Kugluk/Bloody Falls Territorial Park (Inuinnaqtun: kugluk; English: waterfall) is located about 15 km (9.3 mi) southwest of Kugluktuk, Nunavut, Canada. The 10 hectares (25 acres) park is situated around the Bloody Falls on the Coppermine River and was listed as a national historic site in 1978.

The park is probably best known as the site of the Bloody Falls Massacre that occurred when Samuel Hearne's Chipewyan guides massacred a group of Copper Inuit they found camped at the falls.
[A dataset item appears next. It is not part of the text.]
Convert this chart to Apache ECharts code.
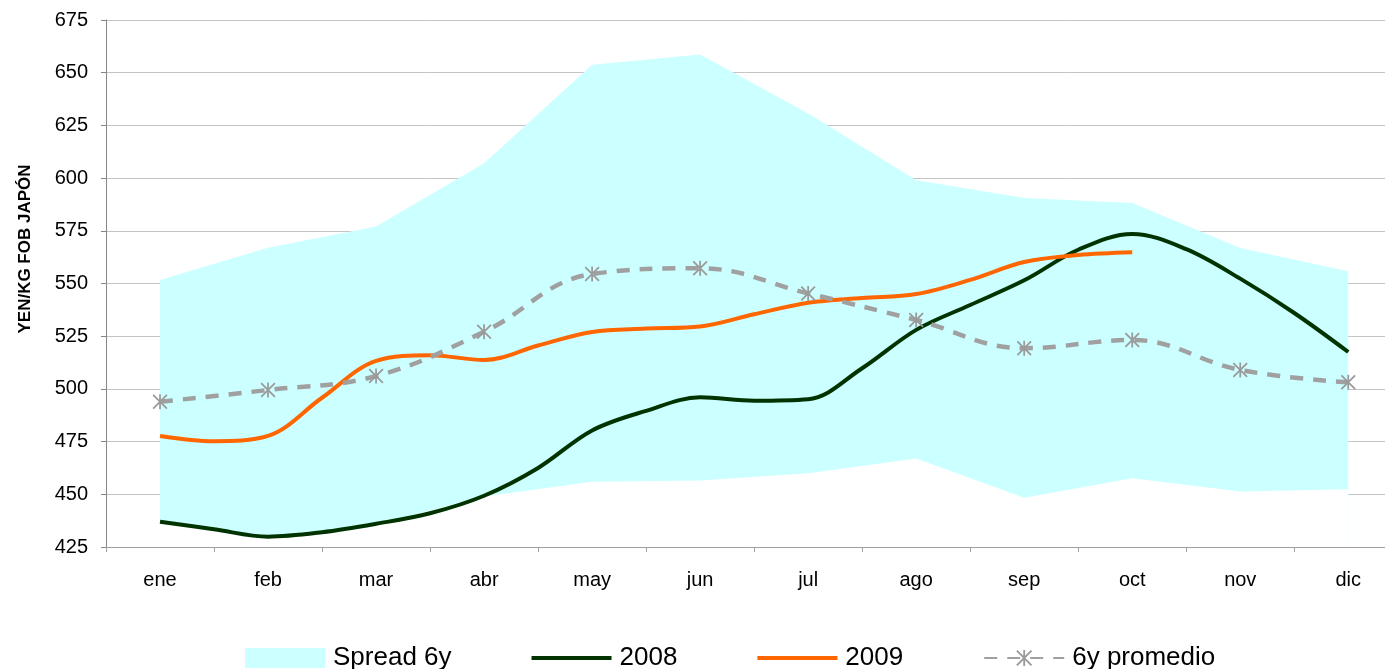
<!DOCTYPE html>
<html>
<head>
<meta charset="utf-8">
<script src="https://cdn.jsdelivr.net/npm/echarts@6/dist/echarts.min.js"></script>
<style>
html,body{margin:0;padding:0;background:#fff;}
#chart{width:1385px;height:669px;}
</style>
</head>
<body>
<div id="chart"></div>
<script>
// ---- data ----
const months = ['ene','feb','mar','abr','may','jun','jul','ago','sep','oct','nov','dic'];
const yTicks = [425, 675, 25]; // min, max, step
// half-month sample positions (in months from axis start), ene centre = 0.5
const halfMonthPos = [0.5,1,1.5,2,2.5,3,3.5,4,4.5,5,5.5,6,6.5,7,7.5,8,8.5,9,9.5,10,10.5,11,11.5];
const spreadTop    = [551.7, 567.0, 577.0, 607.0, 653.8, 658.6, 630.6, 599.0, 590.6, 588.2, 566.8, 555.8];
const spreadBottom = [437.0, 430.0, 435.5, 449.0, 456.0, 456.5, 460.0, 467.0, 448.4, 457.6, 451.3, 452.4];
const y2008 = [437.0, 433.4, 429.9, 432.0, 436.0, 441.0, 449.3, 462.5, 480.3, 489.6, 496.0, 494.4,
               495.1, 509.8, 528.0, 539.8, 551.5, 566.0, 573.5, 566.3, 552.3, 536.0, 517.5];
const y2009 = [477.7, 475.2, 477.7, 495.8, 513.3, 516.0, 513.7, 520.6, 527.0, 528.6, 529.6, 535.4,
               540.9, 543.1, 545.0, 551.7, 560.2, 563.5, 564.8];
const avg6y = [493.9, 499.5, 506.1, 527.1, 554.5, 557.2, 545.3, 532.7, 519.3, 523.2, 509.0, 503.1];

// ---- build ----
const monthCentre = months.map((m, i) => i + 0.5);
const monthEdges = months.map((m, i) => i);
const pairs = (xs, ys) => ys.map((v, i) => [xs[i], v]);
const FONT = "'Liberation Sans', Arial, sans-serif";
const asterisk = 'path://M5.3,0 L6.7,0 L6.7,12 L5.3,12 Z M0,1 L1,0 L12,11 L11,12 Z M11,0 L12,1 L1,12 L0,11 Z';
const lineIcon = 'path://M0,0 L80,0 L80,4 L0,4 Z';

const chart = echarts.init(document.getElementById('chart'), null, {renderer: 'canvas'});
chart.setOption({
  animation: false,
  backgroundColor: '#ffffff',
  textStyle: {fontFamily: FONT},
  grid: {left: 106, top: 20, right: 0, height: 527},
  legend: {
    left: 245, top: 645, padding: 0, itemWidth: 80, itemHeight: 20, itemGap: 80,
    textStyle: {fontFamily: FONT, fontSize: 26, color: '#000', padding: [0, 0, 0, 3]},
    data: [
      {name: 'Spread 6y', icon: 'rect'},
      {name: '2008', icon: lineIcon},
      {name: '2009', icon: lineIcon},
      '6y promedio'
    ]
  },
  xAxis: {
    type: 'value', min: 0, max: 11.84, interval: 1, z: 5,
    axisLine: {show: true, lineStyle: {color: '#A0A0A0', width: 1}},
    axisTick: {show: true, length: 5, customValues: monthEdges, lineStyle: {color: '#A0A0A0'}},
    axisLabel: {
      customValues: monthCentre, margin: 23, fontSize: 20, color: '#000', fontFamily: FONT,
      formatter: v => months[Math.floor(v)]
    },
    splitLine: {show: false}
  },
  yAxis: {
    type: 'value', min: yTicks[0], max: yTicks[1], interval: yTicks[2],
    name: 'YEN/KG FOB JAPÓN', nameLocation: 'middle', nameGap: 72, nameRotate: 90,
    nameTextStyle: {fontFamily: FONT, fontSize: 17, fontWeight: 'bold', color: '#000', padding: [0, 0, 0, 69]},
    axisLine: {show: true, lineStyle: {color: '#868686', width: 1}},
    axisTick: {show: true, length: 5, lineStyle: {color: '#868686'}},
    axisLabel: {margin: 18, fontSize: 20, color: '#000', fontFamily: FONT},
    splitLine: {show: true, lineStyle: {color: '#C4C4C4', width: 1}}
  },
  series: [
    {
      name: 'Spread 6y', type: 'line', data: pairs(monthCentre, spreadTop),
      color: '#CCFFFF', symbol: 'none', lineStyle: {width: 0, color: '#CCFFFF'},
      areaStyle: {color: '#CCFFFF', opacity: 1, origin: 'start'}, z: 1
    },
    {
      name: 'spreadBase', type: 'line', data: pairs(monthCentre, spreadBottom),
      color: '#ffffff', symbol: 'none', lineStyle: {width: 0, color: '#ffffff'},
      areaStyle: {color: '#ffffff', opacity: 1, origin: 'start'}, z: 1
    },
    {
      name: '2008', type: 'line', data: pairs(halfMonthPos, y2008),
      color: '#003300', symbol: 'none', smooth: 0.35,
      lineStyle: {width: 4, color: '#003300'}, z: 3
    },
    {
      name: '2009', type: 'line', data: pairs(halfMonthPos, y2009),
      color: '#FF6600', symbol: 'none', smooth: 0.35,
      lineStyle: {width: 4, color: '#FF6600'}, z: 3
    },
    {
      name: '6y promedio', type: 'line', data: pairs(monthCentre, avg6y),
      color: '#9A9A9A', symbol: asterisk, symbolSize: 15, showSymbol: true, smooth: 0.4,
      itemStyle: {color: '#9A9A9A'},
      lineStyle: {width: 4.5, color: '#A0A0A0', type: [13, 10]}, z: 4
    }
  ]
});
</script>
</body>
</html>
The area, both inside and outside the current park boundaries, was used by both Inuit and First Nations people stretching back over thousands of years. Although the park today lies outside of the modern range of the Bathurst caribou herd (named for Bathurst Inlet) the area was a major hunting ground. Evidence, such as antler huts, show that it was used by both groups as a major barren-ground caribou hunting region. The river and falls were also a major fishing area and remain so today.
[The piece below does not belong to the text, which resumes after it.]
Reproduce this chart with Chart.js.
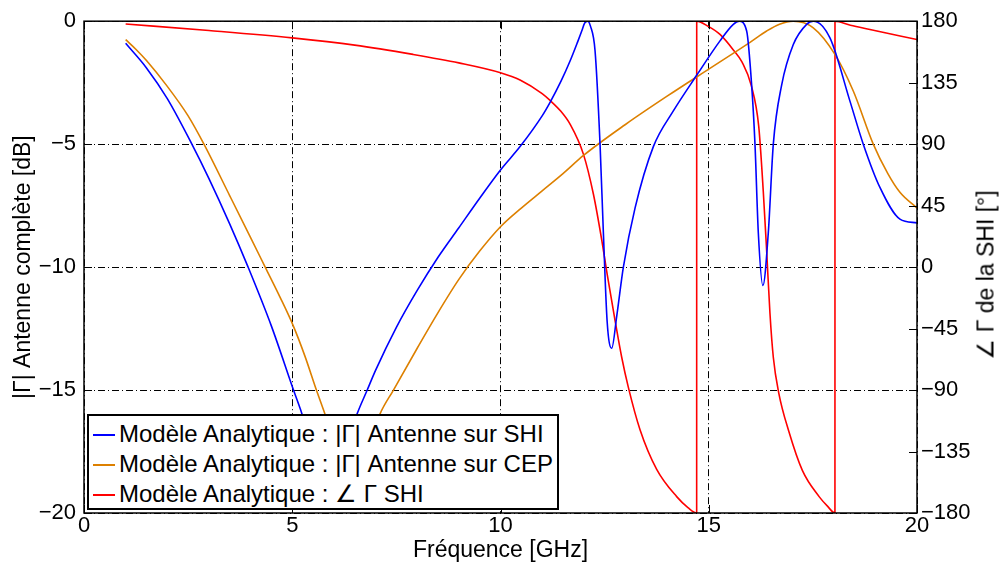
<!DOCTYPE html>
<html>
<head>
<meta charset="utf-8">
<script src="https://cdn.jsdelivr.net/npm/chart.js@4/dist/chart.umd.min.js"></script>
<style>
body { margin: 0; background: #fff; font-family: "Liberation Sans", Arial, sans-serif; }
#wrap { position: relative; width: 1000px; height: 564px; }
#legend { position: absolute; background: #fff; border: 2px solid #000; box-sizing: border-box; padding-top: 3px; }
#legend .row { height: 30px; line-height: 30px; font-size: 24px; white-space: nowrap; color: #000; }
#legend .swatch { display: inline-block; width: 22px; height: 0; border-top: 2px solid; vertical-align: middle; margin: 0 4px 0 4px; position: relative; top: -1px; }
#rtitle { position: absolute; font-size: 23px; white-space: nowrap; transform: translate(-50%, -50%) rotate(-90deg); color: #000; }
</style>
</head>
<body>
<div id="wrap">
<canvas id="mycanvas" width="1000" height="564"></canvas>
<div id="legend"></div>
<div id="rtitle">∠ Γ de la SHI [°]</div>
</div>
<script>
// |Gamma| antenne sur SHI (dB)
var blueFreq = [1, 1.5, 2, 2.59, 3, 3.5, 3.94, 4.5, 5.03, 5.23, 5.5, 5.87, 6.2, 6.55, 6.8, 7.0, 7.5, 8.0, 8.5, 9.0, 9.5, 10.0, 10.47, 11.0, 11.19, 11.45, 11.67, 11.85, 11.95, 12.02, 12.09, 12.16, 12.27, 12.39, 12.47, 12.56, 12.67, 12.79, 12.95, 13.23, 13.67, 14.15, 14.71, 15.27, 15.59, 15.73, 15.91, 16.03, 16.11, 16.19, 16.30, 16.43, 16.55, 16.75, 17.03, 17.35, 17.51, 17.91, 18.39, 18.71, 19.11, 19.59, 20];
var blueDb = [-0.9, -1.9, -3.15, -5, -6.4, -8.25, -10, -12.4, -15, -15.95, -17.4, -19.5, -17.8, -16, -15, -14.2, -12.45, -10.95, -9.6, -8.4, -7.2, -6.05, -5.1, -3.85, -3.3, -2.45, -1.62, -0.85, -0.4, -0.08, 0, -0.2, -1.2, -5, -8.6, -12.2, -13.3, -12.0, -10.0, -7.6, -5.1, -3.65, -2.2, -0.8, -0.13, 0, -0.4, -2.6, -5, -8.6, -10.75, -8.6, -5, -2.6, -0.95, -0.13, 0, -0.68, -3.25, -5, -6.76, -8.05, -8.2];

// |Gamma| antenne sur CEP (dB)
var orangeFreq = [1, 1.25, 1.5, 2, 2.5, 2.88, 3.5, 4, 4.35, 4.7, 5.02, 5.3, 5.58, 5.79, 6.1, 6.45, 6.8, 7.1, 7.43, 8.0, 8.5, 9.0, 9.5, 10.0, 10.5, 11.0, 11.5, 12.0, 13.0, 14.0, 15.0, 15.67, 16.0, 16.39, 16.7, 17.03, 17.51, 18.03, 18.47, 18.95, 19.3, 19.59, 20];
var orangeDb = [-0.75, -1.15, -1.6, -2.65, -3.85, -5, -7.1, -8.8, -10, -11.2, -12.37, -13.6, -15, -16, -17.6, -19, -17.5, -16, -15, -13.3, -11.85, -10.5, -9.35, -8.36, -7.6, -6.9, -6.2, -5.45, -4.2, -3.05, -1.95, -1.22, -0.85, -0.4, -0.12, 0, -0.27, -1.35, -2.84, -5, -6.2, -6.96, -7.6];

// phase de Gamma SHI (deg)
var redFreq = [1, 3, 5, 6.5, 7.9, 9, 10, 10.47, 11.0, 11.19, 11.45, 11.67, 11.99, 12.23, 12.43, 12.56, 12.75, 12.91, 13.07, 13.35, 13.75, 14.23, 14.5, 14.71, 14.711, 15.0, 15.27, 15.59, 15.8, 16.02, 16.2, 16.31, 16.39, 16.47, 16.55, 16.68, 16.92, 17.25, 17.65, 17.85, 18.03, 18.031, 18.4, 18.87, 20];
var redDeg = [178, 173.2, 167.8, 162.5, 155.7, 149.5, 142.3, 137, 127, 122, 114, 104.6, 82.7, 53.5, 20, -5, -39, -66, -88, -119, -148, -168, -176, -180, 180, 176, 170.3, 159, 150, 133, 103, 55, 12, -34, -66, -92, -120, -149, -168, -175, -180, 180, 177, 173.9, 166.6];

var xTicks = [0, 5, 10, 15, 20];
var yTicks = [-20, -15, -10, -5, 0];
var y2Ticks = [-180, -135, -90, -45, 0, 45, 90, 135, 180];

var labels = [
	'Modèle Analytique : |Γ| Antenne sur SHI',
	'Modèle Analytique : |Γ| Antenne sur CEP',
	'Modèle Analytique : ∠ Γ SHI'
];
var colors = ['#0000ff', '#dd8000', '#ff0000'];

function pts(xs, ys) {
	var out = [];
	for (var i in xs) {
		out.push({x: xs[i], y: ys[i]});
	}
	return out;
}

function minus(v) {
	return String(v).replace('-', '\u2212');
}

Chart.defaults.font.family = "'Liberation Sans', Arial, sans-serif";
Chart.defaults.color = '#000';

// box round the plot plus little inward ticks, like matlab
var boxPlugin = {
	id: 'box',
	afterDraw: function(chart) {
		var c = chart.ctx, a = chart.chartArea;
		var sx = chart.scales.x, sy = chart.scales.y, sy2 = chart.scales.y2;
		c.save();
		c.strokeStyle = '#000';
		c.lineWidth = 1;
		c.beginPath();
		xTicks.forEach(function(v) {
			var p = Math.round(sx.getPixelForValue(v)) + 0.5;
			c.moveTo(p, a.bottom); c.lineTo(p, a.bottom - 8);
			c.moveTo(p, a.top); c.lineTo(p, a.top + 8);
		});
		yTicks.forEach(function(v) {
			var p = Math.round(sy.getPixelForValue(v)) + 0.5;
			c.moveTo(a.left, p); c.lineTo(a.left + 8, p);
		});
		y2Ticks.forEach(function(v) {
			var p = Math.round(sy2.getPixelForValue(v)) + 0.5;
			c.moveTo(a.right, p); c.lineTo(a.right - 8, p);
		});
		c.stroke();
		c.lineWidth = 1.5;
		c.strokeRect(a.left, a.top, a.right - a.left, a.bottom - a.top);
		c.restore();
	}
};

var ctx = document.getElementById('mycanvas');

var chart = new Chart(ctx, {
	type: 'line',
	data: {
		datasets: [
			{label: labels[0], data: pts(blueFreq, blueDb), borderColor: colors[0], yAxisID: 'y'},
			{label: labels[1], data: pts(orangeFreq, orangeDb), borderColor: colors[1], yAxisID: 'y'},
			{label: labels[2], data: pts(redFreq, redDeg), borderColor: colors[2], yAxisID: 'y2'}
		]
	},
	options: {
		responsive: false,
		animation: false,
		layout: {padding: {top: 20, left: 0, right: 0, bottom: 0}},
		elements: {
			point: {radius: 0},
			line: {borderWidth: 1.6, cubicInterpolationMode: 'monotone', fill: false}
		},
		plugins: {
			legend: {display: false},
			tooltip: {enabled: false}
		},
		scales: {
			x: {
				type: 'linear', min: 0, max: 20,
				afterBuildTicks: function(s) { s.ticks = xTicks.map(function(v) { return {value: v}; }); },
				ticks: {font: {size: 22}, padding: 0, maxRotation: 0},
				grid: {color: '#000', drawTicks: false, lineWidth: 1},
				border: {display: false, dash: [7, 3, 1, 3]},
				title: {display: true, text: 'Fréquence [GHz]', font: {size: 23}, padding: {top: 0, bottom: 0}},
				afterFit: function(s) { s.height = 51; }
			},
			y: {
				position: 'left', min: -20, max: 0,
				afterBuildTicks: function(s) { s.ticks = yTicks.map(function(v) { return {value: v}; }); },
				ticks: {font: {size: 22}, padding: 8, callback: function(v) { return minus(v); }},
				grid: {color: '#000', drawTicks: false, lineWidth: 1},
				border: {display: false, dash: [7, 3, 1, 3]},
				title: {display: true, text: '|Γ| Antenne complète [dB]', font: {size: 23}, padding: {top: 10, bottom: 0}},
				afterFit: function(s) { s.width = 84; }
			},
			y2: {
				position: 'right', min: -180, max: 180,
				afterBuildTicks: function(s) { s.ticks = y2Ticks.map(function(v) { return {value: v}; }); },
				ticks: {font: {size: 22}, padding: 4, callback: function(v) { return minus(v); }},
				grid: {display: false, drawTicks: false},
				border: {display: false},
				afterFit: function(s) { s.width = 83; }
			}
		}
	},
	plugins: [boxPlugin]
});

// legend box drawn in html over the lower left of the plot
var area = chart.chartArea;
var leg = document.getElementById('legend');
leg.style.left = (area.left + 3) + 'px';
leg.style.top = (area.bottom - 99) + 'px';
leg.style.width = '472px';
leg.style.height = '96px';
chart.data.datasets.forEach(function(d) {
	var row = document.createElement('div');
	row.className = 'row';
	var sw = document.createElement('span');
	sw.className = 'swatch';
	sw.style.borderColor = d.borderColor;
	row.appendChild(sw);
	row.appendChild(document.createTextNode(d.label));
	leg.appendChild(row);
});

var rt = document.getElementById('rtitle');
rt.style.left = (area.right + 69) + 'px';
rt.style.top = ((area.top + area.bottom) / 2 + 8) + 'px';
</script>
</body>
</html>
Taltheilei Shale Tradition, pre-historic ancestors of the Dene, campsites about 1500 years old, may be found in the area. There is also evidence of 7000-year-old Indian campsites.


Early Paleoeskimo (Pre-Dorset culture) sites are found here and have been dated to over 3500 years. Within the last 500 years the Thule people built stone houses in the park.


With the division of the Northwest Territories in 1999 the area is less used by the Dene than in previous times. Inuit from Kugluktuk still travel to the area to fish and hunt but the park is mainly a tourist attraction. The park can be reached by motorboat, about 45 minutes, all-terrain vehicle, about two hours or by a four to five hour walk. The park also provides a camping spot for canoeists travelling along the river and a special portage trail has been constructed. The campsite is situated just below the falls and is called "Onoagahiovik" in Inuinnaqtun. There are plans to build an information booth in the park and a "comfort station" is already in place.


The area is typical Arctic tundra and along the sides of the river are the cliffs that lead to the falls. Rocky escarpments can be found and it is possible to see the Arctic Ocean from hills within the park. The fast flowing river, normally fairly wide, is forced through the cliffs in the park and create the falls before spreading out again.


In addition to herds of caribou, a visitor to the park may observe grizzly bears and wolverines. Bird species such as the golden eagle, rough-legged hawk, peregrine falcon, gyrfalcon, and swallows may be observed in the park. The last are found in large numbers and nest in the cliffs around the falls.


Although the park falls north of the tree line, stunted trees such as the dwarf willow do occur alongside the Coppermine River. The black-tipped groundsel (Senecio lugens) is also found in the park. The plant was named by John Richardson while travelling the river with John Franklin in 1821 during his first expedition. The word "lugens" is derived from the Latin word "to mourn" and is supposed to commemorate the massacre.